Data Augmentation is one of the best ways ot quickly improve the performance of a Deep Learning model, especially in Computer Vision. Data Augmentation refers to the practice of artificially inflating the size of datasets through label-preserving transformations. An example illustrating the usefulness of this is to imagine a dog versus cat classifier. We want the classifier to be robust to different angles which it might view the dog in. Thus, one tactic for achieving this would be to randomly rotate training images before feeding them to the model. This survey will cover many different techniques for augmenting datasets, such that there is more information available in the training set for a Deep Neural Network model to learn from.
The image below provides an overview of the Data Augmentations discussed in this survey article:
Takonomy of Data Augmentations discussed, image taken from, A Survey on Image Data Augmentation for Deep Learning by Shorten and Khoshgoftaar.
Firstly, we will discuss basic image manipulations for data augmentation. This includes the rotation anecdote in the dog vesus cat classificatoin problem previously mentioned.

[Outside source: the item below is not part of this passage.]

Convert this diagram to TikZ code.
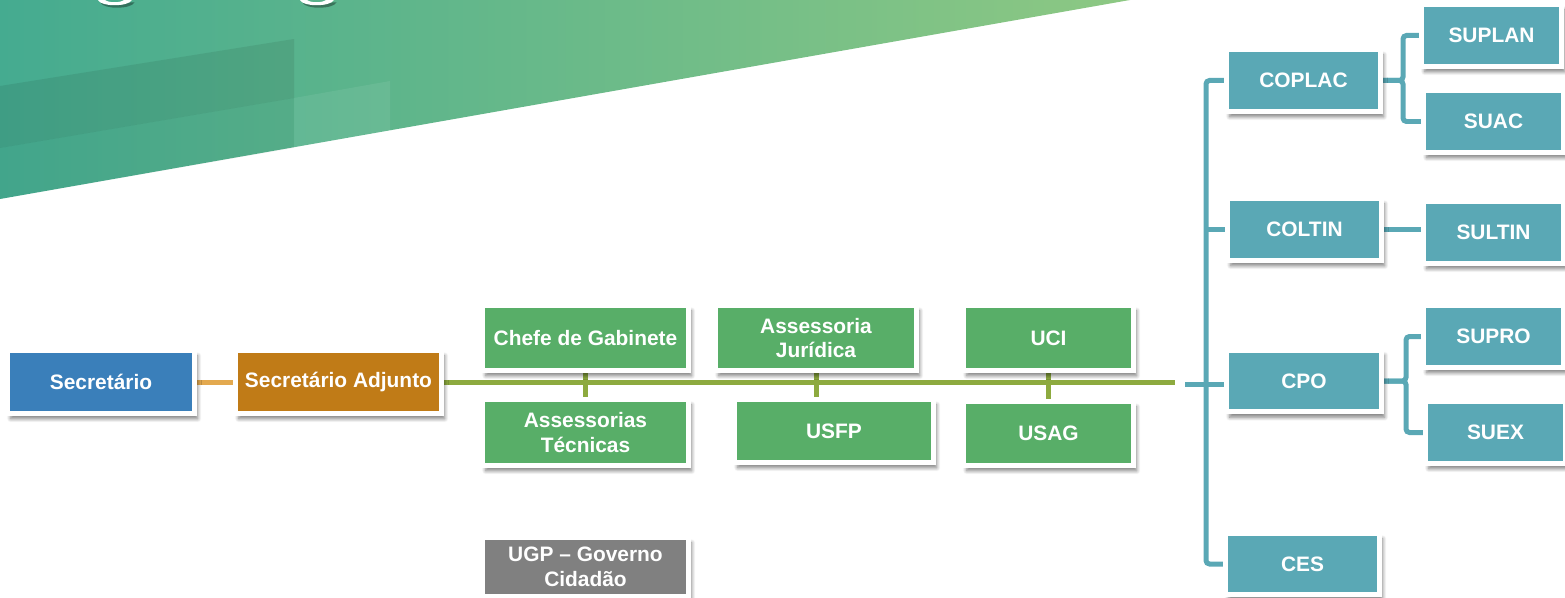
\documentclass[tikz,border=0pt]{standalone}
\usepackage{fontspec}
\setmainfont{Liberation Sans}
\usetikzlibrary{backgrounds,shadows.blur}

\definecolor{secblue}{HTML}{3A7FBA}
\definecolor{adjbrown}{HTML}{C07B17}
\definecolor{adjlink}{HTML}{E3A94F}
\definecolor{unitgreen}{HTML}{58AE68}
\definecolor{axisgreen}{HTML}{8DAA3F}
\definecolor{coordteal}{HTML}{5AA8B5}
\definecolor{ugpgray}{HTML}{808080}
\definecolor{bannerleft}{HTML}{45AB90}
\definecolor{bannerright}{HTML}{8DC883}

\tikzset{
  orgbox/.style={draw=white, line width=0.1cm, inner sep=0pt, align=center, text=white,
    font=\fontsize{11.9}{14.2}\selectfont\bfseries,
    blur shadow={shadow xshift=1.8pt, shadow yshift=-3pt, shadow blur steps=8, shadow opacity=50}},
  secbox/.style={orgbox, fill=secblue, minimum width=3.74cm, minimum height=1.26cm},
  adjbox/.style={orgbox, fill=adjbrown, minimum width=4.12cm, minimum height=1.26cm},
  unitbox/.style={orgbox, fill=unitgreen, minimum width=4.12cm, minimum height=1.3cm},
  ugpbox/.style={orgbox, fill=ugpgray, minimum width=4.12cm, minimum height=1.18cm},
  coordbox/.style={orgbox, fill=coordteal, minimum width=3.08cm, minimum height=1.24cm},
  subbox/.style={orgbox, fill=coordteal, minimum width=2.8cm, minimum height=1.24cm},
  adjline/.style={adjlink, line width=0.1cm},
  axisline/.style={axisgreen, line width=0.1cm},
  tealline/.style={coordteal, line width=0.1cm, rounded corners=2pt},
}

\begin{document}
\begin{tikzpicture}[x=0.02cm, y=-0.02cm]

\useasboundingbox (0,0) rectangle (1565,598);

% cabinet
\node[secbox] (sec) at (101,382) {Secretário};
\node[adjbox] (adj) at (338.5,382) {Secretário Adjunto};

% units along the axis
\node[unitbox] (chefe) at (585.5,338) {Chefe de Gabinete};
\node[unitbox, minimum width=4.02cm] (ajur) at (816,338) {Assessoria\\Jurídica};
\node[unitbox, minimum width=3.4cm] (uci) at (1048.5,338) {UCI};
\node[unitbox, minimum height=1.32cm] (asstec) at (585.5,432.5) {Assessorias\\Técnicas};
\node[unitbox, minimum width=3.98cm, minimum height=1.26cm] (usfp) at (834,431) {USFP};
\node[unitbox, minimum width=3.4cm, minimum height=1.28cm] (usag) at (1048.5,433.5) {USAG};
\node[ugpbox] (ugp) at (585.5,567) {UGP – Governo\\Cidadão};

% coordinations
\node[coordbox] (coplac) at (1303.5,80.5) {COPLAC};
\node[coordbox] (coltin) at (1304.5,229.5) {COLTIN};
\node[coordbox, minimum width=3.1cm] (cpo) at (1304,381) {CPO};
\node[coordbox, minimum height=1.22cm] (ces) at (1302.5,564) {CES};

% superintendences
\node[subbox] (suplan) at (1491.5,35.5) {SUPLAN};
\node[subbox] (suac) at (1493.5,121.5) {SUAC};
\node[subbox] (sultin) at (1493.5,232.5) {SULTIN};
\node[subbox] (supro) at (1493.5,336.5) {SUPRO};
\node[subbox] (suex) at (1495.5,432.5) {SUEX};

\coordinate (axisend) at (1175,382);
\coordinate (cpoin) at (1185,384);
\coordinate (bus) at (1206,0);

\begin{scope}[on background layer]
% banner
\shade[left color=bannerleft, right color=bannerright] (0,0) -- (1130,0) -- (0,199) -- cycle;
\fill[black, opacity=0.08] (0,86) -- (294,39) -- (294,98) -- (0,148) -- cycle;
\fill[black, opacity=0.03] (0,148) -- (294,98) -- (294,148) -- (0,199) -- cycle;
\fill[white, opacity=0.07] (294,98) -- (390,81) -- (390,131) -- (294,148) -- cycle;
\foreach \hx in {98,300}{
  \fill[black, opacity=0.35, xshift=2.5*0.02cm, yshift=-2.5*0.02cm]
    (\hx,0) .. controls (\hx+3,7) and (\hx+30,7) .. (\hx+34,0) -- (\hx+26,0)
    .. controls (\hx+22,3) and (\hx+11,3) .. (\hx+7,0) -- cycle;
  \fill[white]
    (\hx,0) .. controls (\hx+3,7) and (\hx+30,7) .. (\hx+34,0) -- (\hx+26,0)
    .. controls (\hx+22,3) and (\hx+11,3) .. (\hx+7,0) -- cycle;
}

% connectors
\draw[adjline] (sec) -- (adj);
\draw[axisline] (adj.east) -- (axisend);
\draw[axisline] (chefe.south) -- (chefe.south |- asstec.north);
\draw[axisline] (ajur.south) -- (ajur.south |- usfp.north);
\draw[axisline] (uci.south) -- (uci.south |- usag.north);

\draw[tealline] (coplac.west) -| (bus |- ces.west) -- (ces.west);
\draw[tealline] (coltin.west) -- (coltin.west -| bus);
\draw[tealline] (cpoin) -- (cpoin -| cpo.west);
\draw[tealline] (coplac.east) -- ++(20,0) |- (suplan.west);
\draw[tealline] (coplac.east) -- ++(20,0) |- (suac.west);
\draw[tealline] (coltin.east) -- (coltin.east -| sultin.west);
\draw[tealline] (cpo.east) -- ++(22,0) |- (supro.west);
\draw[tealline] (cpo.east) -- ++(22,0) |- (suex.west);
\end{scope}

\end{tikzpicture}
\end{document}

Their are five primary ways of doing this, geometric transformations, color transformations, kernel filters, random erasing, and mixing images.
Geometric transformations include things such as rotation, vertical shifting, and flipping images. Color space transformations include things like isolating color channels, or applying coloring filters such as what is used to edit instagram photos. These are easily the most commonly used Data Augmentation techniques. They can be easily implemented using Keras’s ImageDataGenerator built-in class. Using these methods alone is surely enough to propel your image classification models further, however, the rest of these techniques may help you squeeze out that last accuracy percentage needed for top-level performance.
Random erasing, (also known as cutout regularization), is something we have previously written about on Henry AI Labs. This refers to the practice of randomly erasing patches of images as a normalization technique. Intuitively, this forces the model to look at the entire image, rather than just a subset of highly discriminative features.
Kernel filters are a much rarer applied operation, but this could include things like neraets neighbor blurring or sharpening. This works to strengthen or smoothen edges. Both of these characteristics could potentially result in a more robust classifier.
Mixing images is one of the more unreasonably effective Data Augmentations available. This invovles randomly merging images together through a pixel by pixel averaging operation. This is an unconvential regularization technique, but it has been shown to work somewhat effectively, another testament to the very high representational capacity of Deep Neural Networks.
More interestingly, we will now discuss ways in which Deep Learning methods are used to augment datasets.
The first example of this is the use of Adversarial Training. This is not in reference to the heavily popular Generative Adversarial Networks, (although using these for Data Augmentation will be discussed further in this survey). This Adversarial Training refers to the practice of using one neural net to learn augmentations in such a way that it fools the original classification model. This could be done through very innocuous noise perturbations, or more dramatic geometric augmentations. This completely depends on the way you design the search space of augmentations available to the adversarial augmenter.
Another example of using Deep Learning for data augmentation is through Neural Style Transfer. Imagining the same cat versus dog problem as before. We would want the classifier to be robust to things such as lighting. Aside from color space augmentations, we could perhaps further strengthen the decision boundary by using very dramatic style transfer augmentations in the form of novel artistic renderings of the cat and dog images.
Another very interesting idea in Data Augmentation is the idea of adding data created by Generative Adversarial Networks. Given a dataset of dogs and a dataset of cats, a GAN could interpolate new images of dogs and cats. This could increase the dataset size and result in better models. Another way of using GANs was presented in SimGAN. They use GANs to make data generated from a graphics engine more realistic.
In addition to the augmentation methods previously discussed, Meta-learning augmentations is another promising avenue for the future of data augmentation. One such augmentation previously discussed on Henry AI Labs is AutoAugment. AutoAugment uses Reinforcement Learnign to search for augmentations on a dataset, as well as to transfer these augmentation policies across datasets and tasks. This include transferring from ImageNet to SVHN classificatin.
Two other interesting ways Meta-Learning has been applied to Data Augmentation include the papers Neural Augmentation, discussed in, “The Effectiveness of Data Augmentation in Image Classification using Deep Learning”, and Smart Augmentation, discussed in, “Smart Augmentation: Learning an Optimal Data Augmentation Strategy”. Neural Augmentation uses search methods to learn Neural Style Transfer augmentations. Smart Augmentation uses a pre-pended classifier to learn how to combine training images to form new data points.